Agree with everything in your post except the last sentence.
>>Agree with everything in your post except the last sentence.<<
I hope you’re right. I also hope Romney can actually convince me that he won’t just settle for “improving” Obamacare, instead of repealing it, or completely defunding it.
That’s my problem. A Republican Congress, faced with a President Obama, will just defund it. But faced with a President Romney, they will almost certainly get talked into tweaking it, especially if the Senate Dems filibuster a repeal. I just don’t think Romney will defund it; he’s got too much invested in Romneycare, and will be tempted to “fix” what’s wrong with Romneycare at the national level, i.e., he’ll tweak Obamacare, which would be a disaster and we’d lose any chance of getting rid of it.
Obamacare is a make or break issue for me. We keep it; we’re toast as a country, because it will bankrupt us, while imperiling our health simultaneously.
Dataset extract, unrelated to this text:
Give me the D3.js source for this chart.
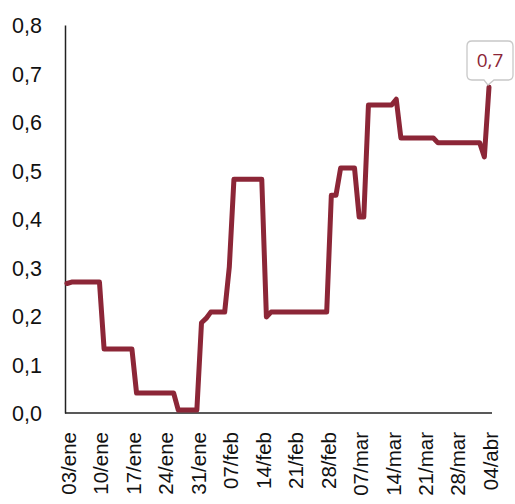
<!DOCTYPE html>
<html>
<head>
<meta charset="utf-8">
<script src="https://cdn.jsdelivr.net/npm/d3@7"></script>
<style>
  html, body { margin: 0; padding: 0; background: #fff; }
  svg { display: block; font-family: "Open Sans", Lato, sans-serif; }
</style>
</head>
<body>
<svg id="chart" width="515" height="504"></svg>
<script>
// Daily series, listed at the days where it changes
const dates = [
  "2022-01-03", "2022-01-04", "2022-01-10", "2022-01-11", "2022-01-17", "2022-01-18",
  "2022-01-26", "2022-01-27", "2022-01-31", "2022-02-01", "2022-02-02", "2022-02-03",
  "2022-02-06", "2022-02-07", "2022-02-08", "2022-02-14", "2022-02-15", "2022-02-16",
  "2022-02-28", "2022-03-01", "2022-03-02", "2022-03-03", "2022-03-06", "2022-03-07",
  "2022-03-08", "2022-03-09", "2022-03-14", "2022-03-15", "2022-03-16", "2022-03-23",
  "2022-03-24", "2022-04-02", "2022-04-03", "2022-04-04"
];
const values = [
  0.267, 0.27, 0.27, 0.132, 0.132, 0.041,
  0.041, 0.006, 0.006, 0.186, 0.195, 0.208,
  0.208, 0.301, 0.482, 0.482, 0.198, 0.208,
  0.208, 0.449, 0.449, 0.505, 0.505, 0.404,
  0.404, 0.635, 0.635, 0.647, 0.567, 0.567,
  0.557, 0.557, 0.528, 0.672
];
const xTickDates = [
  "2022-01-03", "2022-01-10", "2022-01-17", "2022-01-24", "2022-01-31", "2022-02-07",
  "2022-02-14", "2022-02-21", "2022-02-28", "2022-03-07", "2022-03-14", "2022-03-21",
  "2022-03-28", "2022-04-04"
];
const yTicks = [0, 0.1, 0.2, 0.3, 0.4, 0.5, 0.6, 0.7, 0.8];
const monthNames = ["ene", "feb", "mar", "abr", "may", "jun", "jul", "ago", "sep", "oct", "nov", "dic"];

const lineColor = "#8c2637";
const parse = d3.timeParse("%Y-%m-%d");
const data = dates.map((d, i) => ({ date: parse(d), value: values[i] }));

const svg = d3.select("#chart");

const x = d3.scaleTime()
  .domain([parse("2022-01-03"), parse("2022-04-04")])
  .range([67, 489]);
const y = d3.scaleLinear()
  .domain([0, 0.8])
  .range([413, 25]);

const fmtComma = f => v => f(v).replace(".", ",");
const yFmt = fmtComma(d3.format(".1f"));
const dayMonth = d => d3.timeFormat("%d")(d) + "/" + monthNames[d.getMonth()];

// Y axis
const yAxis = svg.append("g")
  .attr("transform", "translate(65,0)")
  .call(d3.axisLeft(y).tickValues(yTicks).tickFormat(yFmt).tickSize(0).tickPadding(23));
yAxis.select(".domain").attr("stroke", "#222").attr("stroke-width", 1.5);
yAxis.selectAll("text")
  .attr("font-size", 21.5)
  .attr("fill", "#111")
  .attr("dy", "0.36em");

// X axis
const xAxis = svg.append("g")
  .attr("transform", "translate(0,413)")
  .call(d3.axisBottom(x).tickValues(xTickDates.map(parse)).tickFormat(dayMonth).tickSize(0));
xAxis.select(".domain")
  .attr("d", "M65,0H492")
  .attr("stroke", "#222").attr("stroke-width", 1.5);
xAxis.selectAll("text")
  .attr("font-size", 20.5)
  .attr("fill", "#111")
  .attr("text-anchor", "end")
  .attr("transform", "rotate(-90)")
  .attr("x", -19)
  .attr("y", 1)
  .attr("dy", "0.36em");

// Series line
const line = d3.line()
  .x(d => x(d.date))
  .y(d => y(d.value));

svg.append("path")
  .datum(data)
  .attr("fill", "none")
  .attr("stroke", lineColor)
  .attr("stroke-width", 5)
  .attr("stroke-linejoin", "round")
  .attr("stroke-linecap", "round")
  .attr("d", line);

// Callout on the last point
const last = data[data.length - 1];
const px = x(last.date), py = y(last.value);
const bx0 = 467, bx1 = 513, by0 = 41, by1 = 80, r = 5;
const tipX = px - 1, tipY = py - 2;
const callout = svg.append("g");
callout.append("path")
  .attr("d", [
    `M${bx0 + r},${by0}`,
    `H${bx1 - r}`, `Q${bx1},${by0} ${bx1},${by0 + r}`,
    `V${by1 - r}`, `Q${bx1},${by1} ${bx1 - r},${by1}`,
    `H${tipX + 6}`, `L${tipX},${tipY}`, `L${tipX - 4},${by1}`,
    `H${bx0 + r}`, `Q${bx0},${by1} ${bx0},${by1 - r}`,
    `V${by0 + r}`, `Q${bx0},${by0} ${bx0 + r},${by0}`, "Z"
  ].join(" "))
  .attr("fill", "#fff")
  .attr("stroke", "#c8c8c8")
  .attr("stroke-width", 1.3);
callout.append("text")
  .attr("x", (bx0 + bx1) / 2)
  .attr("y", (by0 + by1) / 2)
  .attr("dy", "0.36em")
  .attr("text-anchor", "middle")
  .attr("font-size", 19)
  .attr("fill", lineColor)
  .text(yFmt(last.value));
</script>
</body>
</html>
As long as I’m at it, here’s a sane plan that could be substituted for the insane individual mandate (my own idea, held, in print, since 1993.) This idea, by the way, would be incorporated within a system of private health insurance, not a government plan.
All the government would have to do is establish a grace period during which virtually everyone, whether wheelchair bound, on dialysis, etc., could sign up for an individual plan as a Fully Insurable Individual. As long as we sign up during the grace period, premiums would be the same as for any other individual.
Fail to sign up during the grace period and you lose the status of a Fully Insurable Individual and any insurance company could lawfully require a physical and could exclude any pre-existing conditions while charging the normal premium they charge everyone else of your age and sex, or require a rider and an additional premium associated with that rider.
When a person turns, say, 19, they would enter an automatic 6 months grace period during which they would be a Fully Insurable Individual. Fail to get insured during that time - lose that status and be subject to a physical.
If, after losing the status, one eventually passed a physical later and was given a clean policy, they would re-acquire the status of a Fully Insurable Individual (FII).
I won’t go into any more of the details here, unless someone wants me too, but essentially the Fully Insurable Individual status would replace the need for an individual mandate, and would allow the private insurance market to function properly. It would also provide a convenient avenue for government to play a role in ensuring that those too down-on-their-luck to maintain coverage could still have insurance, by subsidizing the cost of the most basic policy available so that they could retain their FII status.